**Do this**
Please print exactly the lines below, from the start of the material up to and including the line with "CAP = 0.025", but none of the pictures.

**Collected data**
[BEGIN]
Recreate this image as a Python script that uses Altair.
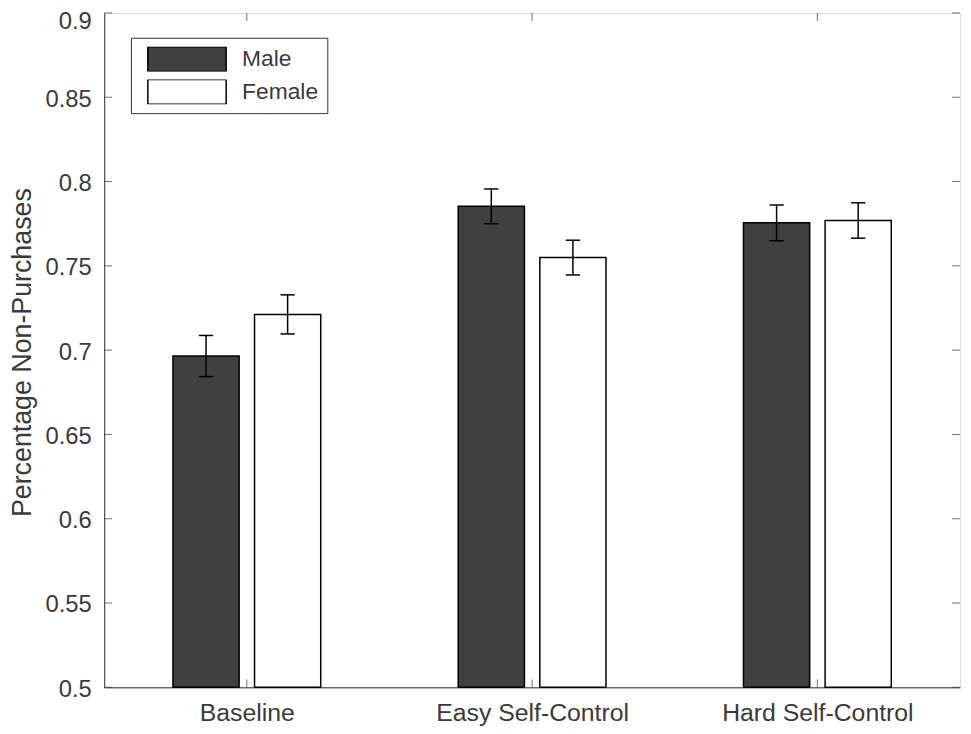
import altair as alt
import pandas as pd

categories = ["Baseline", "Easy Self-Control", "Hard Self-Control"]
groups = ["Male", "Female"]
male = [0.6965, 0.7853, 0.7755]
female = [0.7212, 0.7549, 0.7769]
male_err = [0.0122, 0.0103, 0.0106]
female_err = [0.0116, 0.0103, 0.0105]
y_ticks = [0.5, 0.55, 0.6, 0.65, 0.7, 0.75, 0.8, 0.85, 0.9]
x_ticks = [1, 2, 3]

OFFSET = 0.143
HALF_W = 0.116
CAP = 0.025

rows = []
for i, cat in enumerate(categories):
    for g, vals, errs, sign in (("Male", male, male_err, -1), ("Female", female, female_err, 1)):
        c = i + 1 + sign * OFFSET
        rows.append(dict(category=cat, gender=g, value=vals[i], err=errs[i],
                         lo=vals[i] - errs[i], hi=vals[i] + errs[i],
                         xc=c, x0=c - HALF_W, x1=c + HALF_W, c0=c - CAP, c1=c + CAP))
df = pd.DataFrame(rows)
yt = pd.DataFrame({"t": y_ticks})
xt = pd.DataFrame({"t": x_ticks})

AX = "#333333"
TXT = "#3a3a3a"
FONT = "Liberation Sans"

label_expr = "datum.value == 1 ? '%s' : datum.value == 2 ? '%s' : '%s'" % tuple(categories)

xscale = alt.Scale(domain=[0.5, 3.5], nice=False, zero=False)
yscale = alt.Scale(domain=[0.5, 0.9], nice=False, zero=False)

x_axis = alt.Axis(values=x_ticks, labelExpr=label_expr, title=None, grid=False, ticks=False,
                  labelFontSize=25, labelFont=FONT, labelColor=TXT, labelPadding=13,
                  labelLimit=500, labelOverlap=False,
                  domainColor=AX, domainWidth=1)
y_axis = alt.Axis(values=y_ticks, format="~g", title="Percentage Non-Purchases", grid=False,
                  ticks=False, labelFontSize=24, labelFont=FONT, labelColor=TXT, labelPadding=13,
                  labelOffset={"condition": {"test": "datum.value >= 0.899", "value": 9}, "value": 2},
                  titleFontSize=27, titleFont=FONT, titleColor=TXT, titleFontWeight="normal",
                  titleX=-82, titleY=342, titleBaseline="middle", titleAlign="center", titleAngle=270,
                  domainColor=AX, domainWidth=1)

base = alt.Chart(df)

bars = base.mark_rect(stroke="black", strokeWidth=1.5).encode(
    x=alt.X("x0:Q", scale=xscale, axis=x_axis),
    x2="x1:Q",
    y=alt.Y("value:Q", scale=yscale, axis=y_axis),
    y2=alt.datum(0.5),
    fill=alt.Fill("gender:N", scale=alt.Scale(domain=groups, range=["#404040", "#ffffff"]),
                  legend=alt.Legend(
                      title=None, orient="none", legendX=27, legendY=25,
                      symbolType="M-1,-0.316L1,-0.316L1,0.316L-1,0.316Z",
                      symbolSize=6241, clipHeight=25, symbolOffset=7,
                      symbolStrokeColor="black", symbolStrokeWidth=1.5, symbolOpacity=1,
                      labelFontSize=23, labelFont=FONT, labelColor=TXT, labelOffset=15,
                      rowPadding=8, padding=9, strokeColor=AX, fillColor="white",
                  )),
)

err_v = base.mark_rule(color="black", strokeWidth=1.5).encode(
    x="xc:Q", y="lo:Q", y2="hi:Q")
cap_hi = base.mark_rule(color="black", strokeWidth=1.5).encode(
    x="c0:Q", x2="c1:Q", y="hi:Q")
cap_lo = base.mark_rule(color="black", strokeWidth=1.5).encode(
    x="c0:Q", x2="c1:Q", y="lo:Q")

tick_l = alt.Chart(yt).mark_tick(orient="horizontal", size=8, thickness=1, xOffset=4, color=AX).encode(
    x=alt.datum(0.5), y="t:Q")
tick_r = alt.Chart(yt).mark_tick(orient="horizontal", size=8, thickness=1, xOffset=-4, color=AX).encode(
    x=alt.datum(3.5), y="t:Q")
tick_b = alt.Chart(xt).mark_tick(orient="vertical", size=8, thickness=1, yOffset=-4, color=AX).encode(
    x="t:Q", y=alt.datum(0.5))
tick_t = alt.Chart(xt).mark_tick(orient="vertical", size=8, thickness=1, yOffset=4, color=AX).encode(
    x="t:Q", y=alt.datum(0.9))

chart = alt.layer(bars, err_v, cap_hi, cap_lo, tick_l, tick_r, tick_b, tick_t).properties(
    width=863, height=680,
    autosize=alt.AutoSizeParams(type="none"),
    padding={"left": 97, "top": 2, "right": 3, "bottom": 36},
).configure_view(stroke=AX, strokeWidth=1).configure(background="white")

chart.save("out.html", embed_options={"renderer": "svg", "actions": False})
[END]
**Solution for this problem**
Recreate this image as a Python script that uses Altair.
import altair as alt
import pandas as pd

categories = ["Baseline", "Easy Self-Control", "Hard Self-Control"]
groups = ["Male", "Female"]
male = [0.6965, 0.7853, 0.7755]
female = [0.7212, 0.7549, 0.7769]
male_err = [0.0122, 0.0103, 0.0106]
female_err = [0.0116, 0.0103, 0.0105]
y_ticks = [0.5, 0.55, 0.6, 0.65, 0.7, 0.75, 0.8, 0.85, 0.9]
x_ticks = [1, 2, 3]

OFFSET = 0.143
HALF_W = 0.116
CAP = 0.025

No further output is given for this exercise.